'Those who enforce the law aren’t being policed sufficiently themselves.' Photograph: Oli Scarff/Getty Images
Today I woke up to the news that Sir Bernard Hogan-Howe, commissioner of the Metropolitan police, has apologised for one of his officers unlawfully spraying CS gas at a group of protesters, which included me, in January 2011. As part of UK Uncut, we had staged a protest against Boots’ alleged tax avoidance. When PC James Kiddie attempted to arrest a woman for pushing a leaflet under a door and protesters objected, the officer took out a canister of CS gas and sprayed it at such close range that he was hit by it as well. Since then, six of the protesters – not including me – have taken legal action against the police.
As the incident occurred a long time ago, only fragments of that day remain in my memory. I remember winter sunlight through grey clouds, the swell of protesters on the street, and then how we were all suddenly dispersed: screams, ambulances, snot, tears, spit, acidic burning, windpipes closing.
The initial panic seemed to happen in slow-motion but it was also over in seconds. The aftermath was more listless and dejected. I remember one exasperated officer trying to tell distressed protesters how to make a complaint.

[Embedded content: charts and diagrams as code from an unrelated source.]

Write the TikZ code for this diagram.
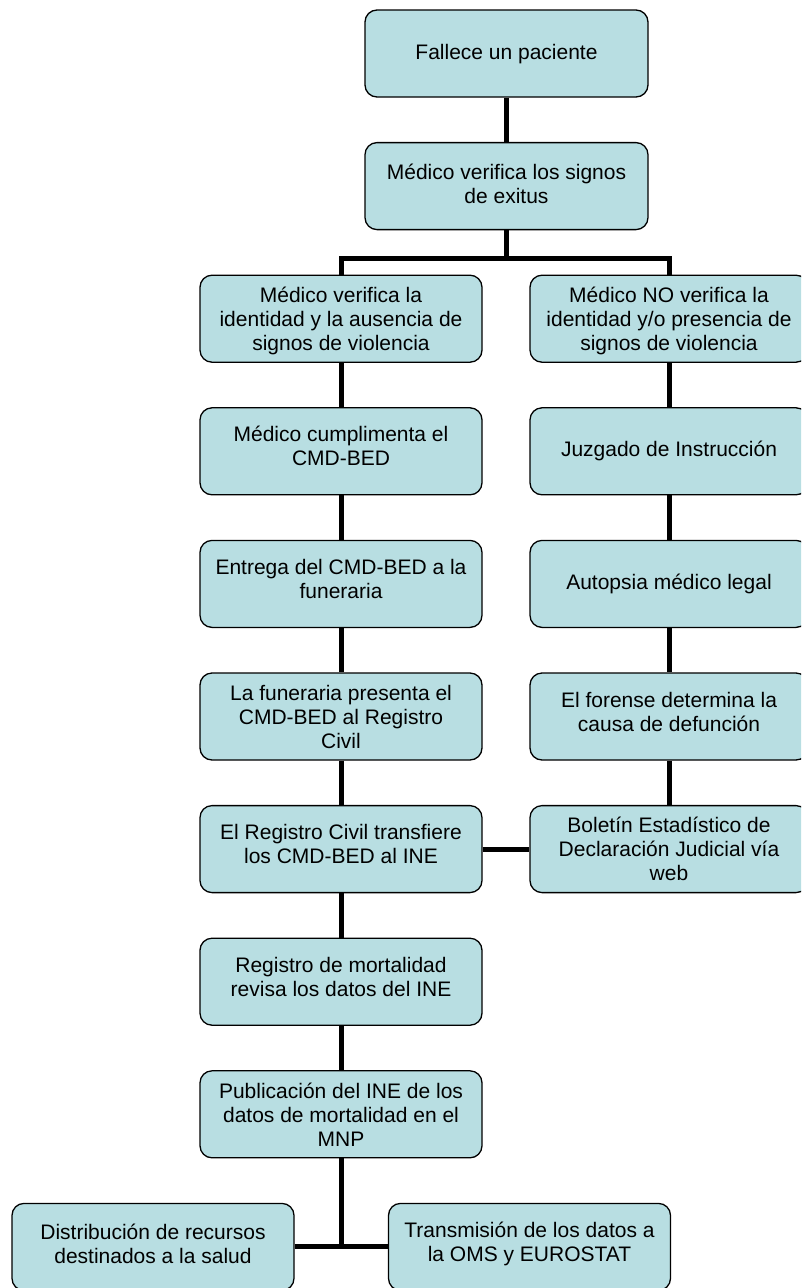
\documentclass[tikz,border=0pt]{standalone}
\usepackage{fontspec}
\setmainfont{Liberation Sans}
\usetikzlibrary{backgrounds}
\definecolor{boxblue}{RGB}{184,222,226}
\begin{document}
\begin{tikzpicture}[x=1pt,y=-1pt,
  flowbox/.style={draw=black, line width=1.3pt, fill=boxblue, rounded corners=12pt,
    minimum width=282pt, minimum height=87pt, inner sep=0pt},
  rbox/.style={flowbox, minimum width=278pt},
  tbox/.style={flowbox, minimum width=283pt},
  txt/.style={align=center, inner sep=0pt, font=\fontsize{21}{24}\selectfont},
  conn/.style={draw=black, line width=5pt, line join=miter}]
\clip (0,0) rectangle (801,1288);
% top
\node[tbox] (n0) at (506.5,53.5) {};
\node[txt] (n0t) at ([yshift=-1pt]n0.center) {Fallece un paciente};
\node[tbox] (n1) at (506.5,186.1) {};
\node[txt] (n1t) at ([yshift=2pt]n1.center) {Médico verifica los signos\\de exitus};
% left column
\node[flowbox] (l1) at (341,318.7) {};
\node[txt] (l1t) at ([yshift=-2pt]l1.center) {Médico verifica la\\identidad y la ausencia de\\signos de violencia};
\node[flowbox] (l2) at (341,451.3) {};
\node[txt] (l2t) at ([yshift=5pt]l2.center) {Médico cumplimenta el\\CMD-BED};
\node[flowbox] (l3) at (341,583.9) {};
\node[txt] (l3t) at ([yshift=5pt]l3.center) {Entrega del CMD-BED a la\\funeraria};
\node[flowbox] (l4) at (341,716.5) {};
\node[txt] (l4t) at (l4.center) {La funeraria presenta el\\CMD-BED al Registro\\Civil};
\node[flowbox] (l5) at (341,849.1) {};
\node[txt] (l5t) at ([yshift=5pt]l5.center) {El Registro Civil transfiere\\los CMD-BED al INE};
\node[flowbox] (l6) at (341,981.7) {};
\node[txt] (l6t) at ([yshift=5pt]l6.center) {Registro de mortalidad\\revisa los datos del INE};
\node[flowbox] (l7) at (341,1114.3) {};
\node[txt] (l7t) at (l7.center) {Publicación del INE de los\\datos de mortalidad en el\\MNP};
% right column
\node[rbox] (r1) at (669,318.7) {};
\node[txt] (r1t) at ([yshift=-2pt]r1.center) {Médico NO verifica la\\identidad y/o presencia de\\signos de violencia};
\node[rbox] (r2) at (669,451.3) {};
\node[txt] (r2t) at (r2.center) {Juzgado de Instrucción};
\node[rbox] (r3) at (669,583.9) {};
\node[txt] (r3t) at (r3.center) {Autopsia médico legal};
\node[rbox] (r4) at (669,716.5) {};
\node[txt] (r4t) at ([yshift=5pt]r4.center) {El forense determina la\\causa de defunción};
\node[rbox] (r5) at (669,849.1) {};
\node[txt] (r5t) at (r5.center) {Boletín Estadístico de\\Declaración Judicial vía\\web};
% bottom
\node[flowbox] (b1) at (153,1246.9) {};
\node[txt] (b1t) at ([yshift=3pt]b1.center) {Distribución de recursos\\destinados a la salud};
\node[flowbox] (b2) at (529.5,1246.9) {};
\node[txt] (b2t) at ([yshift=3pt]b2.center) {Transmisión de los datos a\\la OMS y EUROSTAT};
% connectors
\coordinate (fork) at (506.5,258);
\coordinate (bjoin) at (341,1246.9);
\begin{scope}[on background layer]
\draw[conn] (n0.south) -- (n1.north);
\draw[conn] (n1.south) -- (fork);
\draw[conn] (l1.north) |- (fork) -| (r1.north);
\draw[conn] (l1.south) -- (l2.north);
\draw[conn] (l2.south) -- (l3.north);
\draw[conn] (l3.south) -- (l4.north);
\draw[conn] (l4.south) -- (l5.north);
\draw[conn] (l5.south) -- (l6.north);
\draw[conn] (l6.south) -- (l7.north);
\draw[conn] (l7.south) -- (bjoin);
\draw[conn] (b1.east) -- (b2.west);
\draw[conn] (r1.south) -- (r2.north);
\draw[conn] (r2.south) -- (r3.north);
\draw[conn] (r3.south) -- (r4.north);
\draw[conn] (r4.south) -- (r5.north);
\draw[conn] (l5.east) -- (r5.west);
\end{scope}
\end{tikzpicture}
\end{document}
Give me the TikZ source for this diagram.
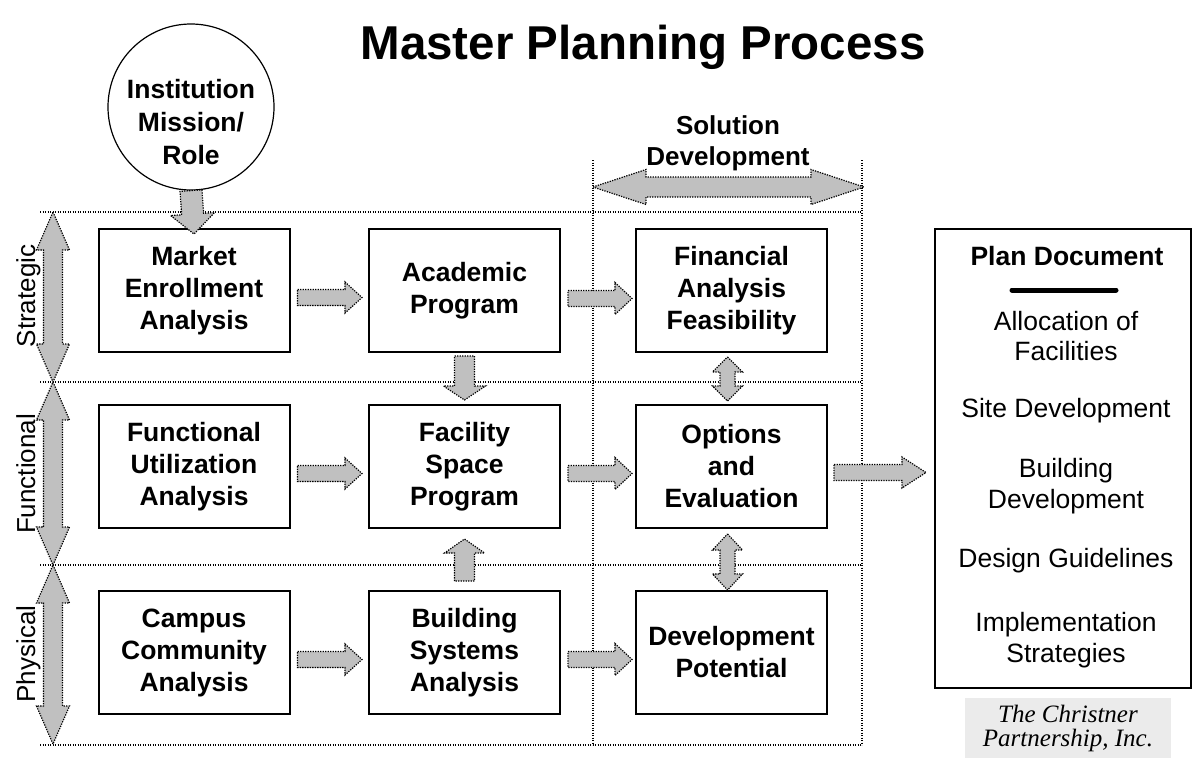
\documentclass[tikz,border=0pt]{standalone}
\usepackage{fontspec}
\setmainfont{Liberation Sans}
\newfontfamily\timesfam{Liberation Serif}
\usetikzlibrary{calc}
\definecolor{arrowgray}{RGB}{192,192,192}
\definecolor{creditgray}{RGB}{235,235,235}
\tikzset{
  box/.style={draw, line width=2pt, minimum width=191pt, minimum height=123pt, align=center,
    font=\fontsize{26.5}{32}\selectfont\bfseries, inner sep=0pt},
  guide/.style={line width=1.2pt, dash pattern=on 1.3pt off 1.2pt},
  blockarrow/.style={fill=arrowgray, line width=1.2pt, dash pattern=on 1.3pt off 1.2pt, line join=miter},
  plantext/.style={align=center, font=\fontsize{26.5}{30.5}\selectfont},
  sidelabel/.style={rotate=90, anchor=base, font=\fontsize{26}{30}\selectfont},
}
% single block arrow: start, tip, shaft half-width, head half-width, head length
\newcommand\sarrow[5]{%
  \coordinate (bp) at #1; \coordinate (bq) at #2;
  \coordinate (bh) at ($(bq)!#5pt!(bp)$);
  \draw[blockarrow] ($(bp)!#3pt!90:(bq)$) -- ($(bh)!#3pt!90:(bq)$) -- ($(bh)!#4pt!90:(bq)$) -- (bq)
    -- ($(bh)!#4pt!-90:(bq)$) -- ($(bh)!#3pt!-90:(bq)$) -- ($(bp)!#3pt!-90:(bq)$) -- cycle;}
% double block arrow
\newcommand\darrow[5]{%
  \coordinate (bp) at #1; \coordinate (bq) at #2;
  \coordinate (bha) at ($(bp)!#5pt!(bq)$);
  \coordinate (bhb) at ($(bq)!#5pt!(bp)$);
  \draw[blockarrow] (bp) -- ($(bha)!#4pt!90:(bq)$) -- ($(bha)!#3pt!90:(bq)$) -- ($(bhb)!#3pt!90:(bq)$)
    -- ($(bhb)!#4pt!90:(bq)$) -- (bq) -- ($(bhb)!#4pt!-90:(bq)$) -- ($(bhb)!#3pt!-90:(bq)$)
    -- ($(bha)!#3pt!-90:(bq)$) -- ($(bha)!#4pt!-90:(bq)$) -- cycle;}
\begin{document}
\begin{tikzpicture}[x=1pt,y=-1pt]
\useasboundingbox (0,0) rectangle (1194,764);

% title
\node[font=\fontsize{47.5}{52}\selectfont\bfseries] (title) at (643,47) {Master Planning Process};

% guide lines
\coordinate (g1l) at (40,212); \coordinate (g1r) at (862,212);
\coordinate (g2l) at (40,382); \coordinate (g2r) at (862,382);
\coordinate (g3l) at (40,565); \coordinate (g3r) at (862,565);
\coordinate (g4l) at (40,745); \coordinate (g4r) at (862,745);
\coordinate (v1t) at (593,160); \coordinate (v1b) at (593,745);
\coordinate (v2t) at (862,160); \coordinate (v2b) at (862,745);
\draw[guide] (g1l) -- (g1r);
\draw[guide] (g2l) -- (g2r);
\draw[guide] (g3l) -- (g3r);
\draw[guide] (g4l) -- (g4r);
\draw[guide] (v1t) -- (v1b);
\draw[guide] (v2t) -- (v2b);

% circle
\node[draw, circle, line width=1.2pt, minimum size=166pt, inner sep=0pt] (circ) at (191,107) {};
\node[align=center, font=\fontsize{26.5}{33}\selectfont\bfseries] (circtext) at (191,122) {Institution\\Mission/\\Role};

% boxes
\node[box] (mkt)  at (194,290.5) {Market\\Enrollment\\Analysis};
\node[box] (acad) at (464.5,290.5) {Academic\\Program};
\node[box] (fin)  at (731.5,290.5) {Financial\\Analysis\\Feasibility};
\node[box] (fun)  at (194,466.5) {Functional\\Utilization\\Analysis};
\node[box] (fac)  at (464.5,466.5) {Facility\\Space\\Program};
\node[box] (opt)  at (731.5,466.5) {Options\\and\\Evaluation};
\node[box] (cam)  at (194,652.5) {Campus\\Community\\Analysis};
\node[box] (bld)  at (464.5,652.5) {Building\\Systems\\Analysis};
\node[box] (dev)  at (731.5,652.5) {Development\\Potential};

% plan document
\node[draw, line width=2pt, minimum width=256pt, minimum height=459pt] (plan) at (1063,458.5) {};
\node[plantext, font=\fontsize{26.5}{30}\selectfont\bfseries] (pd) at (1067,256) {Plan Document};
\coordinate (barl) at (1012,290); \coordinate (barr) at (1116,290);
\draw[line width=5pt, line cap=round] (barl) -- (barr);
\node[plantext] (p1) at (1066,336) {Allocation of\\Facilities};
\node[plantext] (p2) at (1066,411) {Site Development};
\node[plantext] (p3) at (1066,486) {Building\\Development};
\node[plantext] (p4) at (1066,561) {Design Guidelines};
\node[plantext] (p5) at (1066,640) {Implementation\\Strategies};

% credit
\node[fill=creditgray, minimum width=206pt, minimum height=60pt, align=center,
  font=\fontsize{25}{24}\selectfont\timesfam\itshape, inner sep=0pt] (credit) at (1068,728) {The Christner\\Partnership, Inc.};

% side labels
\node[sidelabel] (lstrat) at (35,296) {Strategic};
\node[sidelabel] (lfunc) at (35,474) {Functional};
\node[sidelabel] (lphys) at (35,654) {Physical};

% solution development
\node[align=center, font=\fontsize{26}{31}\selectfont\bfseries] (sol) at (728,143) {Solution\\Development};

% side double arrows
\coordinate (a1t) at (53,212); \coordinate (a1b) at (53,382);
\coordinate (a2t) at (53,382); \coordinate (a2b) at (53,565);
\coordinate (a3t) at (53,565); \coordinate (a3b) at (53,744);
\darrow{(a1t)}{(a1b)}{9.5}{16.5}{38}
\darrow{(a2t)}{(a2b)}{9.5}{16.5}{38}
\darrow{(a3t)}{(a3b)}{9.5}{16.5}{38}

% solution arrow
\coordinate (sl) at (593,187); \coordinate (sr) at (864,187);
\darrow{(sl)}{(sr)}{10}{17.5}{53}

% circle to market
\sarrow{(circ.south)}{([yshift=-6pt]mkt.north)}{11}{22}{20}

% horizontal arrows
\sarrow{([xshift=7pt,yshift=-7pt]mkt.east)}{([xshift=-6pt,yshift=-7pt]acad.west)}{8}{15.5}{17}
\sarrow{([xshift=7pt,yshift=-8pt]acad.east)}{([xshift=-3pt,yshift=-8pt]fin.west)}{8}{16}{17}
\sarrow{([xshift=7pt,yshift=-7pt]fun.east)}{([xshift=-6pt,yshift=-7pt]fac.west)}{8}{15.5}{17}
\sarrow{([xshift=7pt,yshift=-7pt]fac.east)}{([xshift=-3pt,yshift=-7pt]opt.west)}{8}{16}{17}
\sarrow{([xshift=7pt,yshift=-7pt]cam.east)}{([xshift=-6pt,yshift=-7pt]bld.west)}{8}{15.5}{17}
\sarrow{([xshift=7pt,yshift=-7pt]bld.east)}{([xshift=-3pt,yshift=-7pt]dev.west)}{8}{16}{17}
\coordinate (planin) at (plan.west |- opt.east);
\sarrow{([xshift=6pt,yshift=-6pt]opt.east)}{([xshift=-8pt,yshift=-6pt]planin)}{8}{15.5}{24}

% vertical arrows
\sarrow{([yshift=-3pt]acad.south)}{([yshift=4pt]fac.north)}{10}{21}{14}
\sarrow{([yshift=9pt]bld.north)}{([yshift=-10pt]fac.south)}{10}{20}{14}
\darrow{([xshift=-4pt,yshift=-4pt]fin.south)}{([xshift=-4pt,yshift=3pt]opt.north)}{7.5}{15}{15}
\darrow{([xshift=-4pt,yshift=-5pt]opt.south)}{([xshift=-4pt]dev.north)}{7.5}{15}{16}
\end{tikzpicture}
\end{document}
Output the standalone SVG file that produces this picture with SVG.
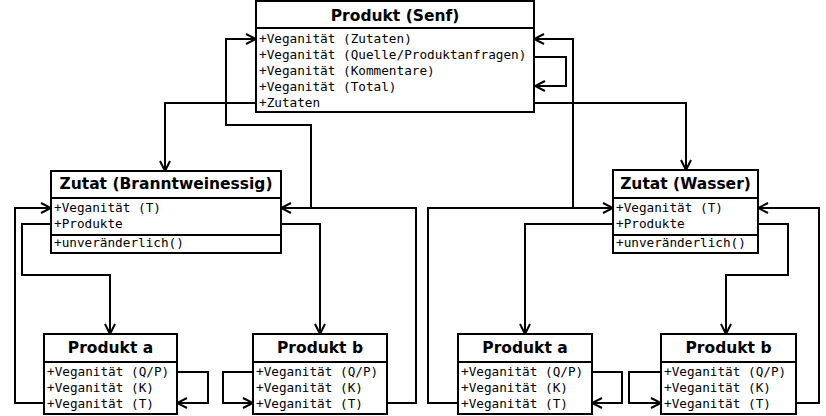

The chief inspector refused to speak to any of us and waved us away when we attempted to approach him. There was no attempt to manage the situation. I spent a long time sitting on the floor with my friend who had been sprayed in the eyes. He was pale and shaking. The staff at Boots took more interest in his wellbeing than the police did.
Earlier that day, a documentary crew who had been following the protest were so alarmed at Kiddie’s aggressive handling of protesters that they pledged to hand the footage in to the police. In February of this year he was convicted of assault after punching a woman in the head three times, after she was accused of shoplifting, although he is said to be appealing.
I can’t speak for all the protesters there that day, but from my point of view the use of CS gas didn’t appear to be a calculated decision by the force as a whole. Kiddie seemed to go off-piste, and as a result the chief inspector spent most of the afternoon with a mobile phone glued to his ear and a look of weary frustration.
And therein lies the problem: for the Met, this was a clean-up exercise. There was no concern over the fact that Kiddie didn’t seem to be able to properly use the weapon he’d been given, or the fact that he seemed to lack even the most basic understanding of his role as a public servant. The concern lay purely with the fact that, in allowing ourselves to be gassed, protesters had created a mighty big mess for the police, which now needed to be covered up or swept away. That’s what they’ve been trying to do ever since – and now, as with most admissions of guilt from the police, they’ve waited until everyone has moved on before they’ve offered any kind of atonement.
A year after the protest, I interviewed Raj Chada, whose practice Hodge Jones & Allen has represented numerous protesters. He told me: “The police are completely unaccountable. None of the methods used to hold them to account work. They’re the last totally unreformed public service.” The fact that the IPPC’s entire resources are smaller than a single department of the Metropolitan police suggests that those who enforce the law aren’t being policed sufficiently themselves.
The protesters who won the legal action against the police deserved their victory. Many were injured and traumatised as a result of the day. But the police need to go further than compensation and belated apologies. There needs to be real change. But I suspect it’ll be a long time coming.